What to do> Give every line of the data again, unchanged, but with no pictures.

Data section>

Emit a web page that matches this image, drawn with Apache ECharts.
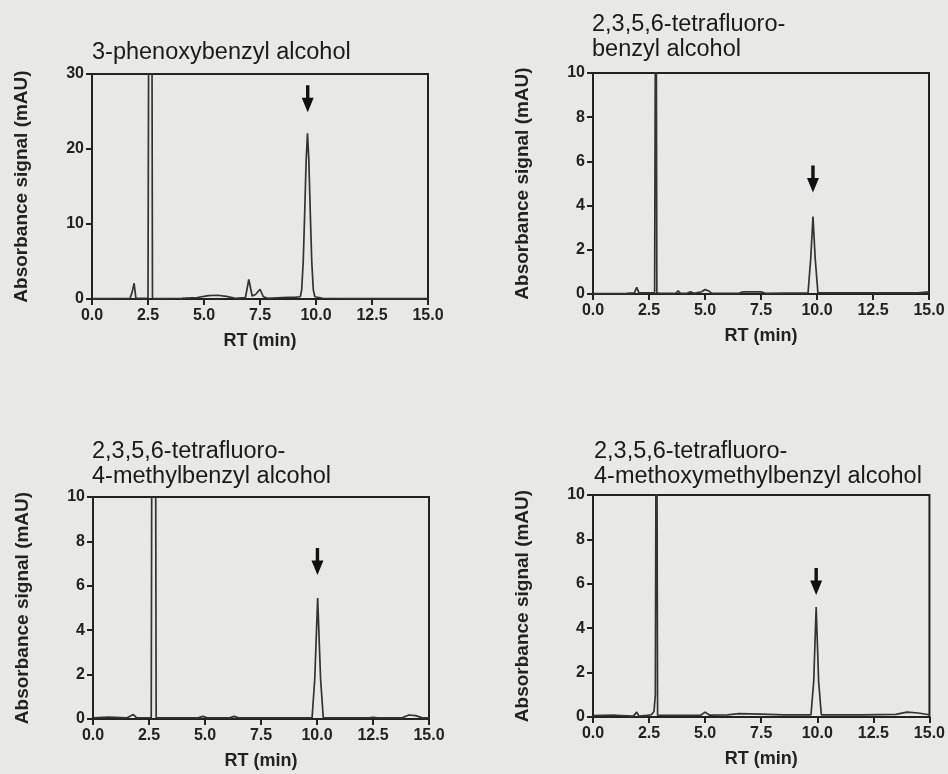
<!DOCTYPE html>
<html>
<head>
<meta charset="utf-8">
<title>HPLC chromatograms</title>
<script src="https://cdn.jsdelivr.net/npm/echarts@6/dist/echarts.min.js"></script>
<style>
  html, body { margin: 0; padding: 0; background: #e8e8e6; }
  #main { width: 948px; height: 774px; }
</style>
</head>
<body>
<div id="main"></div>
<script>
// panel titles
var titles = [
    '3-phenoxybenzyl alcohol',
    '2,3,5,6-tetrafluoro-\nbenzyl alcohol',
    '2,3,5,6-tetrafluoro-\n4-methylbenzyl alcohol',
    '2,3,5,6-tetrafluoro-\n4-methoxymethylbenzyl alcohol'
];

// y axis ranges (mAU)
var yMax = [30, 10, 10, 10];
var yStep = [10, 2, 2, 2];

// x axis ticks (min)
var rtTicks = [0, 2.5, 5, 7.5, 10, 12.5, 15];

// traces: retention time (min) / absorbance (mAU)
var rt1 = [0, 1.0, 1.7, 1.8, 1.88, 1.96, 2.50, 2.55, 2.66, 2.70, 2.8, 4.0, 4.7, 5.2, 5.6, 6.0, 6.4, 6.85, 7.0, 7.15, 7.3, 7.5, 7.65, 7.85, 8.5, 9.1, 9.3, 9.36, 9.43, 9.50, 9.56, 9.62, 9.68, 9.74, 9.81, 9.88, 9.95, 10.3, 12.5, 15];
var abs1 = [0.05, 0.05, 0.1, 1.0, 2.1, 0.1, 0.1, 60, 60, 0.1, 0.05, 0.1, 0.2, 0.45, 0.5, 0.35, 0.1, 0.2, 2.6, 0.4, 0.6, 1.3, 0.3, 0.1, 0.2, 0.25, 0.3, 1.2, 5, 12, 18.5, 22.1, 18.5, 12, 5, 1.2, 0.3, 0.1, 0.05, 0.05];

var rt2 = [0, 1.5, 1.85, 1.95, 2.05, 2.75, 2.79, 2.81, 2.83, 2.85, 3.0, 3.7, 3.8, 3.9, 4.2, 4.35, 4.5, 4.85, 5.0, 5.15, 5.3, 6.5, 6.7, 7.5, 7.7, 9.6, 9.72, 9.82, 9.92, 10.04, 14.5, 15];
var abs2 = [0.02, 0.03, 0.05, 0.3, 0.05, 0.05, 0.05, 20, 20, 0.05, 0.03, 0.03, 0.15, 0.03, 0.03, 0.1, 0.03, 0.1, 0.2, 0.15, 0.03, 0.03, 0.1, 0.1, 0.03, 0.05, 1.6, 3.5, 1.6, 0.05, 0.05, 0.1];

var rt3 = [0, 0.7, 1.5, 1.8, 1.95, 2.6, 2.64, 2.78, 2.82, 3.2, 4.7, 4.9, 5.1, 6.1, 6.3, 6.5, 9.78, 9.9, 10.03, 10.16, 10.28, 12.3, 12.5, 12.7, 13.8, 14.1, 14.4, 14.7, 15];
var abs3 = [0.05, 0.08, 0.05, 0.2, 0.05, 0.05, 20, 20, 0.05, 0.05, 0.05, 0.12, 0.05, 0.05, 0.12, 0.05, 0.05, 1.8, 5.45, 1.8, 0.05, 0.05, 0.08, 0.05, 0.05, 0.18, 0.15, 0.05, 0.05];

var rt4 = [0, 1.0, 1.8, 1.95, 2.05, 2.4, 2.6, 2.72, 2.78, 2.83, 2.86, 2.88, 3.5, 4.8, 5.0, 5.2, 6.0, 6.5, 7.5, 8.5, 9.72, 9.84, 9.95, 10.06, 10.18, 12.0, 13.5, 14.0, 14.5, 15];
var abs4 = [0.06, 0.08, 0.04, 0.22, 0.04, 0.07, 0.1, 0.25, 1.0, 20, 20, 0.08, 0.07, 0.08, 0.22, 0.08, 0.1, 0.15, 0.13, 0.1, 0.1, 1.6, 4.95, 1.6, 0.1, 0.1, 0.12, 0.22, 0.18, 0.1];

// arrow marks above the analyte peak (centre of the arrow)
var arrowRt = [9.63, 9.82, 10.02, 9.95];
var arrowAbs = [26.7, 5.2, 7.1, 6.1];

var traces = [[rt1, abs1], [rt2, abs2], [rt3, abs3], [rt4, abs4]];

// layout of the four panels
var grids = [
    { left: 92, top: 74, width: 336, height: 225 },
    { left: 593, top: 73, width: 336, height: 221 },
    { left: 93, top: 497, width: 336, height: 222 },
    { left: 593, top: 495, width: 337, height: 222 }
];
var titlePos = [[92, 40], [592, 12], [92, 439], [594, 439]];

var FONT = '"Liberation Sans", Arial, Helvetica, sans-serif';
var INK = '#222222';
var arrowPath = 'path://M4.3,0 L7.7,0 L7.7,13 L12,13 L6,28 L0,13 L4.3,13 Z';

function pairs(xs, ys) {
    var out = [];
    for (var i = 0; i < xs.length; i++) out.push([xs[i], ys[i]]);
    return out;
}

var myChart = echarts.init(document.getElementById('main'));

var option = {
    backgroundColor: '#e8e8e6',
    animation: false,
    title: [],
    grid: [],
    xAxis: [],
    yAxis: [],
    series: []
};

for (var i = 0; i < 4; i++) {
    option.title.push({
        text: titles[i],
        left: titlePos[i][0],
        top: titlePos[i][1],
        padding: 0,
        textStyle: {
            fontFamily: FONT,
            fontSize: 23.5,
            fontWeight: 'normal',
            color: '#1a1a1a',
            lineHeight: 25
        }
    });

    var g = grids[i];
    option.grid.push({
        left: g.left, top: g.top, width: g.width, height: g.height,
        show: true,
        borderColor: INK,
        borderWidth: 2,
        backgroundColor: 'transparent'
    });

    option.xAxis.push({
        type: 'value',
        gridIndex: i,
        min: rtTicks[0],
        max: rtTicks[rtTicks.length - 1],
        interval: 2.5,
        name: 'RT (min)',
        nameLocation: 'middle',
        nameGap: 33,
        nameTextStyle: { fontFamily: FONT, fontSize: 18, fontWeight: 'bold', color: INK },
        axisLine: { onZero: false, lineStyle: { color: INK, width: 2 } },
        axisTick: { inside: false, length: 6, lineStyle: { color: INK, width: 2 } },
        axisLabel: {
            margin: 9,
            fontFamily: FONT, fontSize: 16, fontWeight: 'bold', color: INK,
            showMinLabel: true, showMaxLabel: true,
            formatter: function (v) { return v.toFixed(1); }
        },
        splitLine: { show: false }
    });

    option.yAxis.push({
        type: 'value',
        gridIndex: i,
        min: 0,
        max: yMax[i],
        interval: yStep[i],
        name: 'Absorbance signal (mAU)',
        nameLocation: 'middle',
        nameGap: 61,
        nameTextStyle: { fontFamily: FONT, fontSize: 19, fontWeight: 'bold', color: INK },
        axisLine: { onZero: false, lineStyle: { color: INK, width: 2 } },
        axisTick: { inside: false, length: 6, lineStyle: { color: INK, width: 2 } },
        axisLabel: {
            margin: 8,
            fontFamily: FONT, fontSize: 16, fontWeight: 'bold', color: INK
        },
        splitLine: { show: false }
    });

    // chromatogram trace
    option.series.push({
        type: 'line',
        xAxisIndex: i,
        yAxisIndex: i,
        data: pairs(traces[i][0], traces[i][1]),
        showSymbol: false,
        clip: true,
        silent: true,
        lineStyle: { color: '#333333', width: 1.7 }
    });

    // downward arrow over the analyte peak
    option.series.push({
        type: 'scatter',
        xAxisIndex: i,
        yAxisIndex: i,
        data: [[arrowRt[i], arrowAbs[i]]],
        symbol: arrowPath,
        symbolSize: [12, 27],
        silent: true,
        itemStyle: { color: '#111', opacity: 1 }
    });
}

myChart.setOption(option);
</script>
</body>
</html>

Task answer>
Emit a web page that matches this image, drawn with Apache ECharts.
<!DOCTYPE html>
<html>
<head>
<meta charset="utf-8">
<title>HPLC chromatograms</title>
<script src="https://cdn.jsdelivr.net/npm/echarts@6/dist/echarts.min.js"></script>
<style>
  html, body { margin: 0; padding: 0; background: #e8e8e6; }
  #main { width: 948px; height: 774px; }
</style>
</head>
<body>
<div id="main"></div>
<script>
// panel titles
var titles = [
    '3-phenoxybenzyl alcohol',
    '2,3,5,6-tetrafluoro-\nbenzyl alcohol',
    '2,3,5,6-tetrafluoro-\n4-methylbenzyl alcohol',
    '2,3,5,6-tetrafluoro-\n4-methoxymethylbenzyl alcohol'
];

// y axis ranges (mAU)
var yMax = [30, 10, 10, 10];
var yStep = [10, 2, 2, 2];

// x axis ticks (min)
var rtTicks = [0, 2.5, 5, 7.5, 10, 12.5, 15];

// traces: retention time (min) / absorbance (mAU)
var rt1 = [0, 1.0, 1.7, 1.8, 1.88, 1.96, 2.50, 2.55, 2.66, 2.70, 2.8, 4.0, 4.7, 5.2, 5.6, 6.0, 6.4, 6.85, 7.0, 7.15, 7.3, 7.5, 7.65, 7.85, 8.5, 9.1, 9.3, 9.36, 9.43, 9.50, 9.56, 9.62, 9.68, 9.74, 9.81, 9.88, 9.95, 10.3, 12.5, 15];
var abs1 = [0.05, 0.05, 0.1, 1.0, 2.1, 0.1, 0.1, 60, 60, 0.1, 0.05, 0.1, 0.2, 0.45, 0.5, 0.35, 0.1, 0.2, 2.6, 0.4, 0.6, 1.3, 0.3, 0.1, 0.2, 0.25, 0.3, 1.2, 5, 12, 18.5, 22.1, 18.5, 12, 5, 1.2, 0.3, 0.1, 0.05, 0.05];

var rt2 = [0, 1.5, 1.85, 1.95, 2.05, 2.75, 2.79, 2.81, 2.83, 2.85, 3.0, 3.7, 3.8, 3.9, 4.2, 4.35, 4.5, 4.85, 5.0, 5.15, 5.3, 6.5, 6.7, 7.5, 7.7, 9.6, 9.72, 9.82, 9.92, 10.04, 14.5, 15];
var abs2 = [0.02, 0.03, 0.05, 0.3, 0.05, 0.05, 0.05, 20, 20, 0.05, 0.03, 0.03, 0.15, 0.03, 0.03, 0.1, 0.03, 0.1, 0.2, 0.15, 0.03, 0.03, 0.1, 0.1, 0.03, 0.05, 1.6, 3.5, 1.6, 0.05, 0.05, 0.1];

var rt3 = [0, 0.7, 1.5, 1.8, 1.95, 2.6, 2.64, 2.78, 2.82, 3.2, 4.7, 4.9, 5.1, 6.1, 6.3, 6.5, 9.78, 9.9, 10.03, 10.16, 10.28, 12.3, 12.5, 12.7, 13.8, 14.1, 14.4, 14.7, 15];
var abs3 = [0.05, 0.08, 0.05, 0.2, 0.05, 0.05, 20, 20, 0.05, 0.05, 0.05, 0.12, 0.05, 0.05, 0.12, 0.05, 0.05, 1.8, 5.45, 1.8, 0.05, 0.05, 0.08, 0.05, 0.05, 0.18, 0.15, 0.05, 0.05];

var rt4 = [0, 1.0, 1.8, 1.95, 2.05, 2.4, 2.6, 2.72, 2.78, 2.83, 2.86, 2.88, 3.5, 4.8, 5.0, 5.2, 6.0, 6.5, 7.5, 8.5, 9.72, 9.84, 9.95, 10.06, 10.18, 12.0, 13.5, 14.0, 14.5, 15];
var abs4 = [0.06, 0.08, 0.04, 0.22, 0.04, 0.07, 0.1, 0.25, 1.0, 20, 20, 0.08, 0.07, 0.08, 0.22, 0.08, 0.1, 0.15, 0.13, 0.1, 0.1, 1.6, 4.95, 1.6, 0.1, 0.1, 0.12, 0.22, 0.18, 0.1];

// arrow marks above the analyte peak (centre of the arrow)
var arrowRt = [9.63, 9.82, 10.02, 9.95];
var arrowAbs = [26.7, 5.2, 7.1, 6.1];

var traces = [[rt1, abs1], [rt2, abs2], [rt3, abs3], [rt4, abs4]];

// layout of the four panels
var grids = [
    { left: 92, top: 74, width: 336, height: 225 },
    { left: 593, top: 73, width: 336, height: 221 },
    { left: 93, top: 497, width: 336, height: 222 },
    { left: 593, top: 495, width: 337, height: 222 }
];
var titlePos = [[92, 40], [592, 12], [92, 439], [594, 439]];

var FONT = '"Liberation Sans", Arial, Helvetica, sans-serif';
var INK = '#222222';
var arrowPath = 'path://M4.3,0 L7.7,0 L7.7,13 L12,13 L6,28 L0,13 L4.3,13 Z';

function pairs(xs, ys) {
    var out = [];
    for (var i = 0; i < xs.length; i++) out.push([xs[i], ys[i]]);
    return out;
}

var myChart = echarts.init(document.getElementById('main'));

var option = {
    backgroundColor: '#e8e8e6',
    animation: false,
    title: [],
    grid: [],
    xAxis: [],
    yAxis: [],
    series: []
};

for (var i = 0; i < 4; i++) {
    option.title.push({
        text: titles[i],
        left: titlePos[i][0],
        top: titlePos[i][1],
        padding: 0,
        textStyle: {
            fontFamily: FONT,
            fontSize: 23.5,
            fontWeight: 'normal',
            color: '#1a1a1a',
            lineHeight: 25
        }
    });

    var g = grids[i];
    option.grid.push({
        left: g.left, top: g.top, width: g.width, height: g.height,
        show: true,
        borderColor: INK,
        borderWidth: 2,
        backgroundColor: 'transparent'
    });

    option.xAxis.push({
        type: 'value',
        gridIndex: i,
        min: rtTicks[0],
        max: rtTicks[rtTicks.length - 1],
        interval: 2.5,
        name: 'RT (min)',
        nameLocation: 'middle',
        nameGap: 33,
        nameTextStyle: { fontFamily: FONT, fontSize: 18, fontWeight: 'bold', color: INK },
        axisLine: { onZero: false, lineStyle: { color: INK, width: 2 } },
        axisTick: { inside: false, length: 6, lineStyle: { color: INK, width: 2 } },
        axisLabel: {
            margin: 9,
            fontFamily: FONT, fontSize: 16, fontWeight: 'bold', color: INK,
            showMinLabel: true, showMaxLabel: true,
            formatter: function (v) { return v.toFixed(1); }
        },
        splitLine: { show: false }
    });

    option.yAxis.push({
        type: 'value',
        gridIndex: i,
        min: 0,
        max: yMax[i],
        interval: yStep[i],
        name: 'Absorbance signal (mAU)',
        nameLocation: 'middle',
        nameGap: 61,
        nameTextStyle: { fontFamily: FONT, fontSize: 19, fontWeight: 'bold', color: INK },
        axisLine: { onZero: false, lineStyle: { color: INK, width: 2 } },
        axisTick: { inside: false, length: 6, lineStyle: { color: INK, width: 2 } },
        axisLabel: {
            margin: 8,
            fontFamily: FONT, fontSize: 16, fontWeight: 'bold', color: INK
        },
        splitLine: { show: false }
    });

    // chromatogram trace
    option.series.push({
        type: 'line',
        xAxisIndex: i,
        yAxisIndex: i,
        data: pairs(traces[i][0], traces[i][1]),
        showSymbol: false,
        clip: true,
        silent: true,
        lineStyle: { color: '#333333', width: 1.7 }
    });

    // downward arrow over the analyte peak
    option.series.push({
        type: 'scatter',
        xAxisIndex: i,
        yAxisIndex: i,
        data: [[arrowRt[i], arrowAbs[i]]],
        symbol: arrowPath,
        symbolSize: [12, 27],
        silent: true,
        itemStyle: { color: '#111', opacity: 1 }
    });
}

myChart.setOption(option);
</script>
</body>
</html>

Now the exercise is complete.